CBAM could further stymie these negotiations, especially with trade tensions on the rise over EU opposition to the US Inflation Reduction Act (IRA), which, among other things, provides tax credits for electric vehicles produced only in North America.

Canada, for its part, has been more supportive—floating the idea of its own Border Carbon Adjustment (BCA) modeled off of CBAM, and introducing a federal carbon pricing system. The federal carbon price will be $65/tonne in 2023, designed to increase each year by $15 until 2030. 

It’s possible that Canada’s carbon system will be considered CBAM-compatible, although it is not yet clear. While this might be a success for Canada, it also points to the challenges of CBAM and the hypocrisy observed by opponents. Based on World Bank data, Canada is one of the world’s worst CO2 emitters. In 2019, its CO2 emissions in metric tons per capita was 15.4 compared to 14.7 for the US, 7.6 for China, 6.1 for the EU, 4.8 for Turkey, and 1.8 for India.

 

How effective will CBAM be when major emitters like Canada could potentially be considered compliant, compared to other countries with much lower emissions per person? While CBAM might work on its own terms, will it be an effective response to climate change?
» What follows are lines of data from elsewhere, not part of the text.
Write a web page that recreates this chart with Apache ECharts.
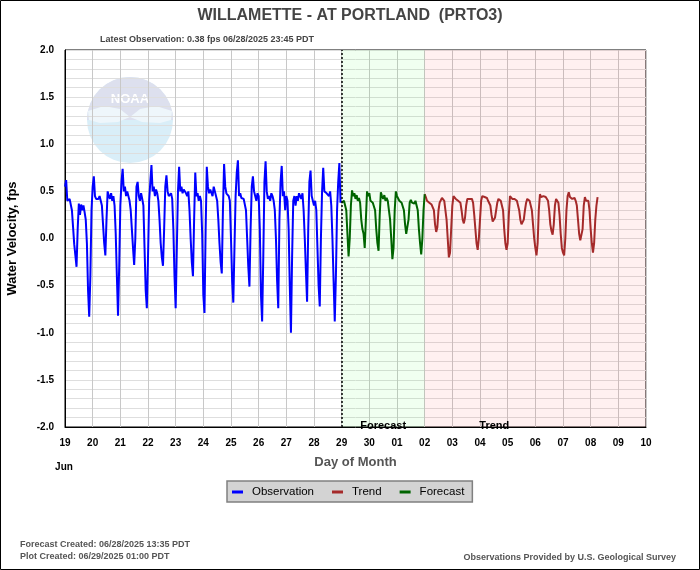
<!DOCTYPE html>
<html><head><meta charset="utf-8">
<script src="https://cdn.jsdelivr.net/npm/echarts@6/dist/echarts.min.js"></script>
<style>html,body{margin:0;padding:0;background:#fff}#c{width:700px;height:570px}</style>
</head><body><div id="c"></div>
<script>
// Day-of-month tick labels (one every 24 h starting 19 Jun 00:00)
const dayLabels = ['19','20','21','22','23','24','25','26','27','28','29','30','01','02','03','04','05','06','07','08','09','10'];

// Hourly series (hours since 19 Jun 00:00)
const obsStartHour = 0;
const obsValues = [
 0.55,0.62,0.40,0.38,0.42,0.40,0.30,0.12,-0.06,-0.18,-0.30,0.10,0.37,0.25,0.36,0.30,0.35,0.28,0.20,-0.05,-0.55,-0.83,-0.40,0.30,
 0.55,0.66,0.45,0.42,0.44,0.42,0.45,0.40,0.35,0.15,-0.05,-0.18,0.20,0.50,0.45,0.42,0.48,0.40,0.45,0.35,0.05,-0.40,-0.82,-0.30,
 0.35,0.60,0.74,0.50,0.55,0.45,0.50,0.48,0.40,0.30,0.10,-0.10,-0.28,0.00,0.55,0.60,0.45,0.40,0.48,0.42,0.35,-0.10,-0.55,-0.74,
 -0.20,0.40,0.60,0.78,0.50,0.55,0.45,0.52,0.48,0.40,0.20,-0.05,-0.20,-0.29,0.10,0.55,0.67,0.50,0.45,0.47,0.48,0.42,0.10,-0.40,
 -0.74,-0.10,0.50,0.76,0.50,0.55,0.48,0.52,0.50,0.48,0.45,0.50,0.30,0.00,-0.25,-0.40,0.20,0.70,0.45,0.48,0.40,0.45,0.40,0.05,
 -0.60,-0.79,0.10,0.76,0.55,0.48,0.52,0.50,0.45,0.55,0.50,0.48,0.40,0.20,-0.05,-0.25,-0.37,0.30,0.79,0.55,0.48,0.50,0.45,0.40,
 0.00,-0.45,-0.68,-0.10,0.45,0.70,0.83,0.45,0.48,0.43,0.45,0.42,0.44,0.30,0.00,-0.30,-0.51,0.10,0.55,0.66,0.50,0.45,0.40,0.48,
 0.45,0.10,-0.60,-0.88,-0.20,0.60,0.82,0.50,0.42,0.45,0.40,0.48,0.45,0.40,0.30,0.00,-0.45,-0.74,0.20,0.60,0.77,0.45,0.50,0.30,
 0.45,0.40,0.10,-0.50,-1.00,-0.20,0.40,0.45,0.35,0.45,0.40,0.48,0.45,0.42,0.48,0.30,0.00,-0.35,-0.67,0.10,0.60,0.72,0.45,0.40,
 0.35,0.40,0.30,-0.10,-0.50,-0.72,0.00,0.50,0.75,0.50,0.52,0.48,0.50,0.45,0.50,0.35,0.00,-0.45,-0.88,-0.40,0.30,0.60,0.80,0.38
];
const forecastStartHour = 240;
const forecastValues = [
 0.38,0.39,0.40,0.41,0.30,0.05,-0.19,0.00,
 0.35,0.51,0.45,0.48,0.42,0.46,0.40,0.43,
 0.38,0.20,0.10,0.05,-0.10,0.20,0.50,0.45,
 0.48,0.40,0.42,0.38,0.40,0.30,0.10,-0.05,
 -0.13,0.25,0.49,0.45,0.42,0.46,0.40,0.43,
 0.40,0.38,0.20,0.00,-0.22,-0.10,0.30,0.50,
 0.45,0.47,0.40,0.42,0.38,0.40,0.30,0.15,
 0.05,0.04,0.20,0.38,0.41,0.38,0.40,0.37,
 0.40,0.38,0.30,0.10,-0.05,-0.17,0.00,0.30,
 0.47
];
const trendStartHour = 312;
const trendValues = [
 0.47,0.44,0.40,0.42,0.38,0.40,0.36,0.37,
 0.30,0.15,0.07,0.12,0.30,0.38,0.40,0.43,
 0.42,0.40,0.38,0.20,0.00,-0.20,-0.15,0.10,
 0.35,0.45,0.47,0.42,0.44,0.40,0.42,0.38,
 0.30,0.20,0.16,0.22,0.35,0.42,0.44,0.42,
 0.40,0.42,0.38,0.25,0.10,-0.05,-0.12,0.00,
 0.20,0.40,0.45,0.43,0.44,0.42,0.43,0.40,
 0.41,0.35,0.25,0.18,0.16,0.22,0.30,0.38,
 0.42,0.43,0.40,0.38,0.30,0.10,-0.05,-0.12,
 -0.05,0.25,0.45,0.43,0.42,0.44,0.42,0.43,
 0.40,0.38,0.30,0.20,0.15,0.13,0.20,0.30,
 0.38,0.42,0.43,0.40,0.38,0.30,0.15,0.00,
 -0.10,-0.18,-0.05,0.30,0.47,0.44,0.43,0.45,
 0.43,0.44,0.42,0.40,0.30,0.15,0.08,0.04,
 0.15,0.35,0.42,0.40,0.38,0.25,0.05,-0.10,
 -0.15,-0.18,0.00,0.30,0.45,0.49,0.44,0.45,
 0.42,0.44,0.43,0.40,0.35,0.20,0.05,-0.02,
 -0.03,0.10,0.35,0.44,0.40,0.38,0.40,0.30,
 0.10,-0.05,-0.15,-0.05,0.20,0.35,0.44
];
const forecastRegion = [240, 312];
const trendRegion = [312, 504];
const lastObsHour = 240;

const toPairs = (start, vals) => vals.map((v, i) => [start + i, v]);
const FF = '"Liberation Sans", Arial, sans-serif';

const chart = echarts.init(document.getElementById('c'), null, {renderer: 'canvas'});
chart.setOption({
  animation: false,
  backgroundColor: '#fff',
  title: {
    text: 'WILLAMETTE - AT PORTLAND  (PRTO3)',
    left: 'center', top: 3,
    textStyle: {fontFamily: FF, fontSize: 16, fontWeight: 'bold', color: '#444'}
  },
  legend: {
    data: ['Observation', 'Trend', 'Forecast'],
    left: 227, top: 481,
    backgroundColor: '#d3d3d3', borderColor: '#808080', borderWidth: 1.5,
    padding: [5, 8, 4, 5],
    itemWidth: 11, itemHeight: 3, itemGap: 18, icon: 'rect',
    textStyle: {fontFamily: FF, fontSize: 11.5, color: '#000', padding: [0, 0, 0, 4]}
  },
  grid: {left: 65, right: 54, top: 50, bottom: 143, show: true, borderColor: '#000', borderWidth: 1,
    containLabel: false, outerBoundsMode: 'none'},
  xAxis: {
    type: 'value', min: 0, max: 504, interval: 24,
    axisLine: {show: true, onZero: false, lineStyle: {color: '#000'}},
    axisTick: {show: false},
    axisLabel: {formatter: v => dayLabels[Math.round(v / 24)], fontFamily: FF, fontSize: 10, fontWeight: 'bold', color: '#000', margin: 11},
    splitLine: {show: true, lineStyle: {color: '#c8c8c8', width: 1}},
    name: 'Day of Month', nameLocation: 'middle', nameGap: 29,
    nameTextStyle: {fontFamily: FF, fontSize: 13, fontWeight: 'bold', color: '#555'}
  },
  yAxis: {
    type: 'value', min: -2, max: 2, interval: 0.5,
    axisLine: {show: true, lineStyle: {color: '#000'}},
    axisTick: {show: false},
    axisLabel: {formatter: v => v.toFixed(1), fontFamily: FF, fontSize: 10, fontWeight: 'bold', color: '#000', margin: 11},
    splitLine: {show: true, lineStyle: {color: '#dedede', width: 1}},
    minorTick: {show: false, splitNumber: 5},
    minorSplitLine: {show: true, lineStyle: {color: '#dedede', width: 1}},
    name: 'Water Velocity, fps', nameLocation: 'middle', nameGap: 46,
    nameTextStyle: {fontFamily: FF, fontSize: 13, fontWeight: 'bold', color: '#000'}
  },
  series: [
    {
      name: 'Observation', type: 'line', showSymbol: false, z: 3,
      data: toPairs(obsStartHour, obsValues),
      lineStyle: {color: '#0000ff', width: 2}, itemStyle: {color: '#0000ff'},
      markLine: {
        silent: true, symbol: ['none', 'none'], label: {show: false},
        lineStyle: {type: [2, 2], color: '#000', width: 1.5},
        data: [{xAxis: lastObsHour}]
      }
    },
    {
      name: 'Trend', type: 'line', showSymbol: false, z: 3,
      data: toPairs(trendStartHour, trendValues),
      lineStyle: {color: '#a52a2a', width: 2}, itemStyle: {color: '#a52a2a'}
    },
    {
      name: 'Forecast', type: 'line', showSymbol: false, z: 3,
      data: toPairs(forecastStartHour, forecastValues),
      lineStyle: {color: '#006400', width: 2}, itemStyle: {color: '#006400'},
      markArea: {
        silent: true, z: 1,
        data: [
          [{xAxis: forecastRegion[0], itemStyle: {color: 'rgba(0,255,0,0.06)'},
            label: {show: true, formatter: 'Forecast', position: 'insideBottom', distance: 0, offset: [0, 4],
              fontFamily: FF, fontSize: 11, fontWeight: 'bold', color: '#000'}},
           {xAxis: forecastRegion[1]}],
          [{xAxis: trendRegion[0], itemStyle: {color: 'rgba(255,0,0,0.06)'},
            label: {show: true, formatter: 'Trend', position: 'insideBottom', distance: 0, offset: [-41, 4],
              fontFamily: FF, fontSize: 11, fontWeight: 'bold', color: '#000'}},
           {xAxis: trendRegion[1]}]
        ]
      }
    }
  ],
  graphic: [
    {type: 'rect', z: 10, silent: true, shape: {x: 0.5, y: 0.5, width: 699, height: 569}, style: {fill: 'none', stroke: '#000', lineWidth: 1}},
    {type: 'circle', z: -1, silent: true, shape: {cx: 130, cy: 120, r: 43}, style: {fill: '#d9eef8'}},
    {type: 'sector', z: -1, silent: true, shape: {cx: 130, cy: 120, r: 43, r0: 0, startAngle: Math.PI, endAngle: 2 * Math.PI}, style: {fill: '#dde0ee'}},
    {type: 'polygon', z: -1, silent: true, shape: {points: [[88,111],[104,106],[120,109],[130,117],[118,122],[100,123],[89,120]]}, style: {fill: '#eef6fb'}},
    {type: 'polygon', z: -1, silent: true, shape: {points: [[172,111],[156,106],[140,109],[130,117],[142,122],[160,123],[171,120]]}, style: {fill: '#eef6fb'}},
    {type: 'text', z: -1, silent: true, style: {text: 'NOAA', x: 130, y: 99, align: 'center', verticalAlign: 'middle', fill: '#fff', font: 'bold 13px "Liberation Sans", Arial, sans-serif'}},
    {type: 'text', silent: true, style: {text: 'Latest Observation: 0.38 fps 06/28/2025 23:45 PDT', x: 100, y: 40, verticalAlign: 'middle', fill: '#444', font: 'bold 9px "Liberation Sans", Arial, sans-serif'}},
    {type: 'text', silent: true, style: {text: 'Jun', x: 64, y: 467, align: 'center', verticalAlign: 'middle', fill: '#000', font: 'bold 10px "Liberation Sans", Arial, sans-serif'}},
    {type: 'text', silent: true, style: {text: 'Forecast Created: 06/28/2025 13:35 PDT', x: 20, y: 545, verticalAlign: 'middle', fill: '#555', font: 'bold 9px "Liberation Sans", Arial, sans-serif'}},
    {type: 'text', silent: true, style: {text: 'Plot Created: 06/29/2025 01:00 PDT', x: 20, y: 557, verticalAlign: 'middle', fill: '#555', font: 'bold 9px "Liberation Sans", Arial, sans-serif'}},
    {type: 'text', silent: true, style: {text: 'Observations Provided by U.S. Geological Survey', x: 676, y: 558, align: 'right', verticalAlign: 'middle', fill: '#555', font: 'bold 9px "Liberation Sans", Arial, sans-serif'}}
  ]
});
</script>
</body></html>
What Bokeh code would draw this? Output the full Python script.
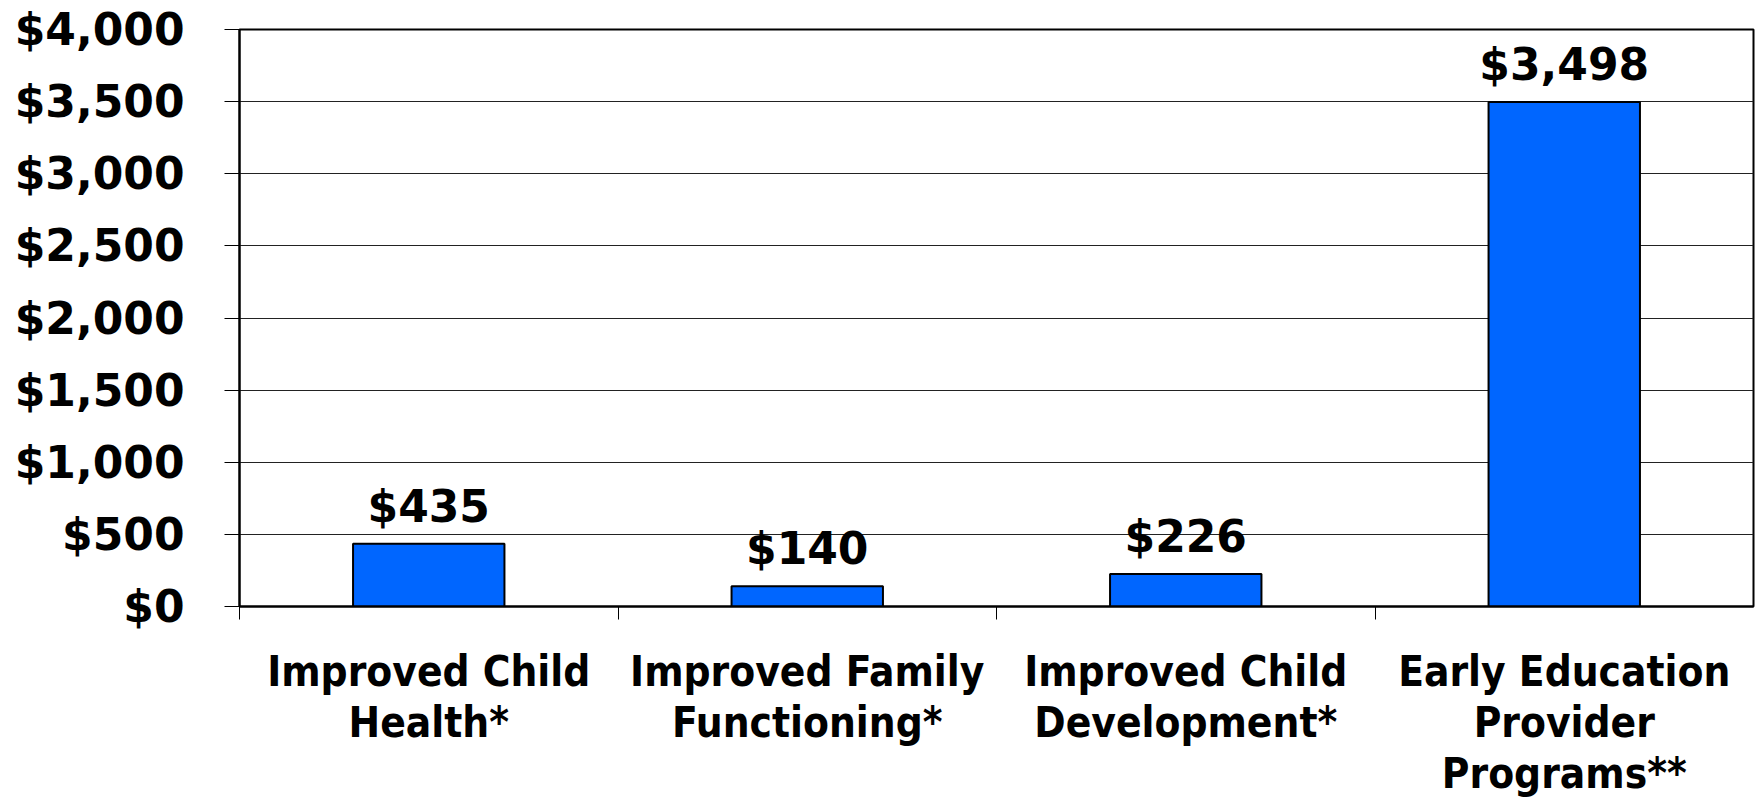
from bokeh.plotting import figure
from bokeh.models import (Range1d, FixedTicker, LinearAxis, NumeralTickFormatter,
                          ColumnDataSource, LabelSet)
from bokeh.embed import file_html
from bokeh.resources import INLINE
from bokeh.core.properties import value

categories = ["Improved Child\nHealth*", "Improved Family\nFunctioning*",
              "Improved Child\nDevelopment*", "Early Education\nProvider\nPrograms**"]
values = [435, 140, 226, 3498]
value_labels = ["$435", "$140", "$226", "$3,498"]
y_ticks = [0, 500, 1000, 1500, 2000, 2500, 3000, 3500, 4000]

FONT = "DejaVu Sans"
FONT_X = "DejaVu Sans Condensed"

centers = [i + 0.5 for i in range(len(categories))]
src = ColumnDataSource(dict(x=centers, top=values, lab=value_labels))

p = figure(width=1758, height=801, output_backend="svg", toolbar_location=None,
           x_range=Range1d(0, len(categories)), y_range=Range1d(0, 4000),
           min_border_left=239, min_border_right=5, min_border_top=29, min_border_bottom=0)

p.vbar(x="x", top="top", width=0.4, bottom=0, source=src,
       fill_color="#0066FF", line_color="black", line_width=2)

labels = LabelSet(x="x", y="top", text="lab", source=src, text_align="center",
                  text_baseline="alphabetic", y_offset=22, text_font=value(FONT),
                  text_font_style="bold", text_font_size="44px", text_color="black")
p.add_layout(labels)

# y axis
p.yaxis.ticker = FixedTicker(ticks=y_ticks)
p.yaxis.formatter = NumeralTickFormatter(format="$0,0")
p.yaxis.major_label_text_font = FONT
p.yaxis.major_label_text_font_style = "bold"
p.yaxis.major_label_text_font_size = "44px"
p.yaxis.major_label_text_color = "black"
p.yaxis.major_tick_in = 0
p.yaxis.major_tick_out = 15
p.yaxis.minor_tick_line_color = None
p.yaxis.major_label_standoff = 40
p.yaxis.axis_line_width = 2
p.yaxis.axis_line_color = "black"
p.yaxis.major_tick_line_color = "black"

# x axis: boundary ticks only
p.xaxis.ticker = FixedTicker(ticks=[0, 1, 2, 3])
p.xaxis.major_label_overrides = {0: "", 1: "", 2: "", 3: ""}
p.xaxis.major_label_text_font_size = "1px"
p.xaxis.major_label_standoff = 0
p.xaxis.major_tick_in = 0
p.xaxis.major_tick_out = 13
p.xaxis.minor_tick_line_color = None
p.xaxis.axis_line_width = 2
p.xaxis.axis_line_color = "black"
p.xaxis.major_tick_line_color = "black"

# category labels axis
lab_axis = LinearAxis(ticker=FixedTicker(ticks=centers),
                      major_label_overrides={c: t for c, t in zip(centers, categories)},
                      axis_line_color=None, major_tick_line_color=None,
                      minor_tick_line_color=None, major_label_standoff=21,
                      major_label_text_font=FONT_X, major_label_text_font_style="bold",
                      major_label_text_font_size="42px", major_label_text_color="black",
                      major_label_text_line_height=1.05)
p.add_layout(lab_axis, "below")

p.xgrid.grid_line_color = None
p.ygrid.ticker = FixedTicker(ticks=y_ticks)
p.ygrid.grid_line_color = "#222222"
p.ygrid.grid_line_width = 1

p.outline_line_color = "black"
p.outline_line_width = 2
p.background_fill_color = "white"
p.border_fill_color = "white"

open("out.html", "w").write(file_html(p, INLINE))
The jury is still out, in fact, on how much of a contribution any carbon pricing mechanism makes to addressing climate change. Political Scientist Jessica F. Green recently concluded, based on an extensive review, that their “impact on emissions has been limited at best.”

CBAM and the politics of climate change

Despite CBAM’s shortcomings, the politics of climate change are invariably messy and uncertain, and there are pathways for addressing CBAM’s weaknesses and drawing on its strengths.

Along these lines, environmental NGOs have called on the EU to combine CBAM with “sensitive and sensible climate diplomacy,” including eliminating all free allowances, extending CBAM’s scope, giving special consideration to the Least-Developed Countries (LDCs) and Small Island Developing States (SIDS), and directing CBAM revenue to climate action outside the EU.

CBAM has also revealed diplomatic benefits beyond the technical logistics of the mechanism itself. Turkish officials, for instance, have claimed that the threat of CBAM not only nudged Turkey toward developing a draft cap-and-trade model of its own, but also played a role in its decision to ratify the Paris accord in 2021.

In this sense, CBAM can be seen as part of a wider global ratcheting mechanism pushing all countries, incrementally, toward adopting more rigorous climate policies.

Finally, in developing and advancing CBAM, the EU has marked a significant precedent in climate policy. As management consultant Debraj Bhattacharya has observed, “It linked Climate Policy to Trade Policy,” to an unprecedented degree. This is itself a significant political turn, and hopefully one that can be expanded on.

For CBAM to work, renewed and continuous efforts from environmental and trade justice groups are needed to compel the EU to address the concerns of emerging economies, provide international financing for mitigation, adaptation, and loss and damage, and oversee rigorous decarbonization and reduced emissions.

That way, CBAM can serve as a model to follow in the years ahead, as opposed to one to avoid.